Read the speech Cllr Andy Wilson, Cabinet Member for Finance, made at the 2019 Budget Council meeting…
Thank you, Mr Mayor.
I am presenting this budget to Council today with a difficult message for our residents,
Dealing with cuts from the Coalition and Now Tory Government has become a sad reality of our budget setting process every year and it will continue into a second decade by the end of this administration. It is clear that with the Tories in power, austerity is far from over.
If there is one message that councillors should take home this evening it is that the local government is facing a period of unparalleled uncertainty.
- Uncertainty caused by the government’s failure to secure and pass a Brexit deal which means the UK is hurtling towards a damaging No Deal exit from the EU, putting jobs and our economy at risk.
- Uncertainty caused by the planned fair funding review next year, which will take money away from poorer, urban areas like Lambeth and shift it to rural Tory shires.
- Uncertainty caused by business rates retention pilots, where the government has reduced the amount of business rates local councils will receive, while offering no certainty on what will happen after next April or how the Government will protect Council’s from the impacts of the economic cycle on an income stream fully dependent on the health of the economy.
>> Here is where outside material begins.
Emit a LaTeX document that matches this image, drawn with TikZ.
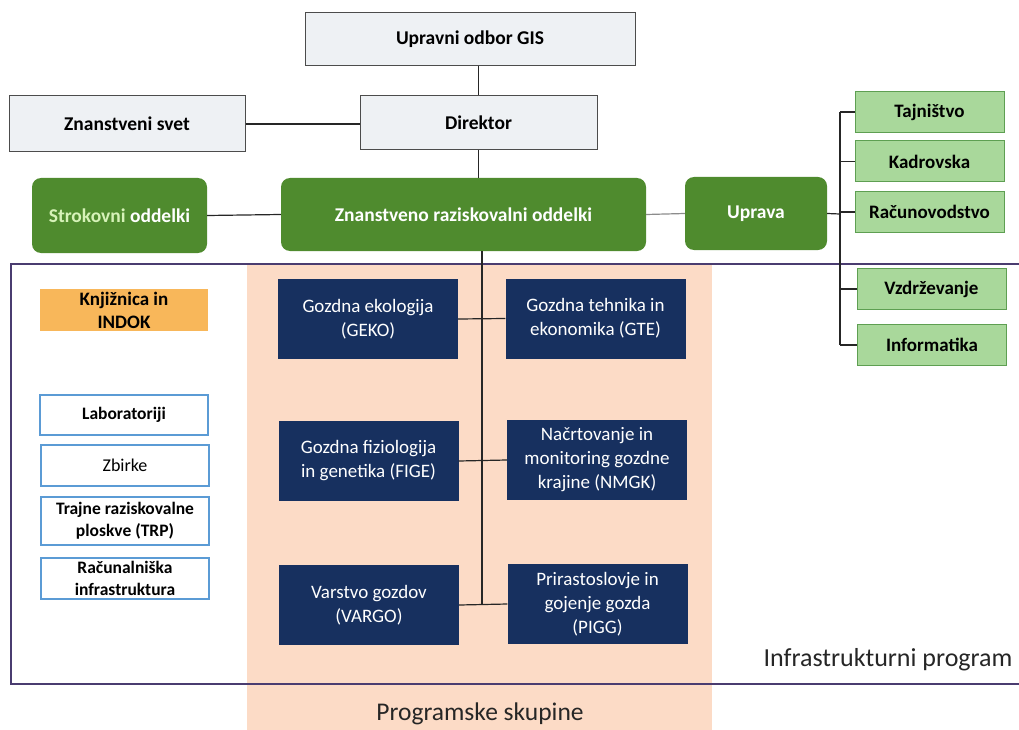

- Uncertainty caused by a lack of a spending review, due next April but with no idea on what our funding will be afterwards or whether we will be given allocations on a year by year basis
- Uncertainty caused by the failure to properly sort out social care, with a Green Paper promised two years ago to address the shortfall of care between the NHS and local councils but nothing yet delivered. Lambeth currently faces a £6 million pressure on our adult social care budget but with absolutely no idea how that will be funded in the future.
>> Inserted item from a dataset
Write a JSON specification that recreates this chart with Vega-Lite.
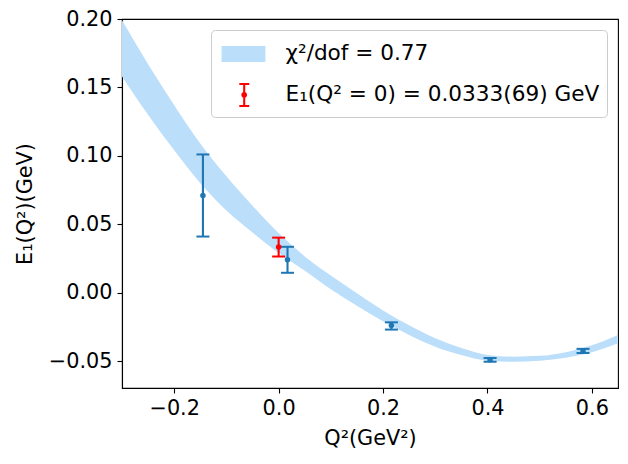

So while we have published a credible, balanced budget with a clear plan, we know that the future may change very quickly in the next few weeks and months.
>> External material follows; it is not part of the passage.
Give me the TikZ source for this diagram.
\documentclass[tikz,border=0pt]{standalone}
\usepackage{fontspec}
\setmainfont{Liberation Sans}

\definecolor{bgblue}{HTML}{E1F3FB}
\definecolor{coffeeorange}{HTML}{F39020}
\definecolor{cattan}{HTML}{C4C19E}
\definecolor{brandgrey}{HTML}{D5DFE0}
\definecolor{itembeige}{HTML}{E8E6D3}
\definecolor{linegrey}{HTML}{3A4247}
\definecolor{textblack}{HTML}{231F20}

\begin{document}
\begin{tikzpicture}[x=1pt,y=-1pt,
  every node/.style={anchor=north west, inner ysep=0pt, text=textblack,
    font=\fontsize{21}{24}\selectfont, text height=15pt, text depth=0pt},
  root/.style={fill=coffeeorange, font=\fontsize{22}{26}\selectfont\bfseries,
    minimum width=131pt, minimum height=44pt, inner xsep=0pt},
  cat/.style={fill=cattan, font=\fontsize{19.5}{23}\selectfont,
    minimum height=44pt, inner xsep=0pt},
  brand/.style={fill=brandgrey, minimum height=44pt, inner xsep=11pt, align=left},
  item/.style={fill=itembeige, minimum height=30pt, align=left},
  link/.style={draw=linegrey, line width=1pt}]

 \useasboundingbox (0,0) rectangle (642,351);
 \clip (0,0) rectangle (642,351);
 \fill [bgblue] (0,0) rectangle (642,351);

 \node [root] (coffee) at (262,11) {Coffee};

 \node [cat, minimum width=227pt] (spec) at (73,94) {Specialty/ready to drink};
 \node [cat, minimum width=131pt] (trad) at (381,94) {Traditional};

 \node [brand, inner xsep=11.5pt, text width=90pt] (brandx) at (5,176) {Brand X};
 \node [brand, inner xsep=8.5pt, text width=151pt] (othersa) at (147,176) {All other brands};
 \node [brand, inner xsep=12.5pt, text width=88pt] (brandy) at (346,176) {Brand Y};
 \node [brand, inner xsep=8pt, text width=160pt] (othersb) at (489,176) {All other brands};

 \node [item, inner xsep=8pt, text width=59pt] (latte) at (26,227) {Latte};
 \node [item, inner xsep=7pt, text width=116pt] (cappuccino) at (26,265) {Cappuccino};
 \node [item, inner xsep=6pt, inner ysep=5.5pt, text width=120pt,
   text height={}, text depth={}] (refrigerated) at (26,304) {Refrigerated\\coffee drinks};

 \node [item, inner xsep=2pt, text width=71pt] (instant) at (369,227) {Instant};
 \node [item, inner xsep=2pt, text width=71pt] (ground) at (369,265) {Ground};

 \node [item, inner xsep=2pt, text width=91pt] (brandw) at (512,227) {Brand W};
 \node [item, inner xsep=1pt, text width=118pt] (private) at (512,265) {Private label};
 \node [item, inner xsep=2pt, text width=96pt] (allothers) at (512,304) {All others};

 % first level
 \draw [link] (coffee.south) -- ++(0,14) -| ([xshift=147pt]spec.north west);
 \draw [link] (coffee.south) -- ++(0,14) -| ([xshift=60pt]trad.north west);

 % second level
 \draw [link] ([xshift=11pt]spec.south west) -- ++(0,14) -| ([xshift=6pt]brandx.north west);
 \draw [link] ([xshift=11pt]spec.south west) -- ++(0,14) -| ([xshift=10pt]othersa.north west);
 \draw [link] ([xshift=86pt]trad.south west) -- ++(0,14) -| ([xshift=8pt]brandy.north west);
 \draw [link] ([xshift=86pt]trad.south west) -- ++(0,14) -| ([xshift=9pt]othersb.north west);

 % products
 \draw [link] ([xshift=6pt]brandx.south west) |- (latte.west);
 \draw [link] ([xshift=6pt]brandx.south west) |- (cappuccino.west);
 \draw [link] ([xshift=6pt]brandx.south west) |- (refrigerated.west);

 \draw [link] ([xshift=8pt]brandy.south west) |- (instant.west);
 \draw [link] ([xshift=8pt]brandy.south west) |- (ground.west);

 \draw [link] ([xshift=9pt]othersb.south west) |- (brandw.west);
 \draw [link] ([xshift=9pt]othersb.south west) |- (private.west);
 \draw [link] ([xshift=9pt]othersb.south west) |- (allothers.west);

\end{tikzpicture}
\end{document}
It’s a shame that the opposition budgets completely fail to recognise the reality of that situation.
The Green budget, while at least an improvement on Cllr Ainslie’s previous blank pieces of paper, comes with a significant credibility gap and a major financial health warning from the council’s finance officer.
Though to be fair, it’s a marginal improvement on the effort of Cllr Briggs, who has impressively copy and pasted last year’s budget effort without actually changing most of the dates.
Presumably Cllr Briggs just wishes it was still 2017-18 when he had two more Conservative councillors in the borough.
We hear a lot of talk about decent opposition from opposition councillors – but their failure to actually offer any solutions sums up why the voters of Thornton ward rejected them so comprehensively last week. It’s not enough to say you want to hold people to account, when it matters you actually have to do it, in Labour we know that holding government to account is more than just warm words and motions at Full Council.
Mr Mayor, I’m proud that it is Labour in Lambeth that is dealing in reality and has produced a credible budget that despite the circumstances, protects our most vulnerable residents and delivers on our ambitious manifesto for a better, fairer Lambeth. I believe the choices we’ve made reflect the values that our residents want from a Labour council.
And we know that because that is what our residents have told us through the budget consultation, one of the largest engagement exercises on a budget that this Council has ever seen. 4000 people responded online and I personally have met with a number of community groups and in some instances some very enthusiastic individuals to discuss our plans and the state of local government finances.
The key findings are that 46% of residents agreed or strongly agreed with the council’s saving proposals and 40% agreed or strongly agreed, that the budget proposals will enable the council to achieve its priorities
Residents placed services for children, Tackling Youth Violence and community safety as their top three areas for the council to prioritise. This is reflected in the additional funding for tackling youth violence in this Budget and in the significant focus the council is placing on this area as a policy priority.
So we have gone further in this budget to consult and understand what our residents want from their Council and having listened to residents, we have:
- Invested additional funding to tackle youth violence
- Introduced a business rates discount scheme for local firms that follow Lambeth council’s lead and pay the London Living Wage – because everyone deserves a decent wage for a hard day’s work.
- Protected spending on child and adolescent mental health, benefits advice and violence against women and girls services.
- We have scrapped plans to make savings in our library service
- As part of our commitment to continuing to invest in our borough despite austerity, we will deliver £131 million of investment in the next two years in roads and pavements, parks and homes
- And we are delivering on our manifesto commitment to double the council tax on empty homes
That doesn’t mean there aren’t some really difficult choices – austerity means that is unavoidable. We have had to increase council tax by 2.99%, to help prevent even further cuts and stay on top of inflation.
But I believe the choices we’ve made reflect the values that our residents want from a Labour council. I can only hope that a general election is called in the near future and a Labour Government is returned that ends austerity and reinstates funding to local government and means we can do more to help our impoverished communities.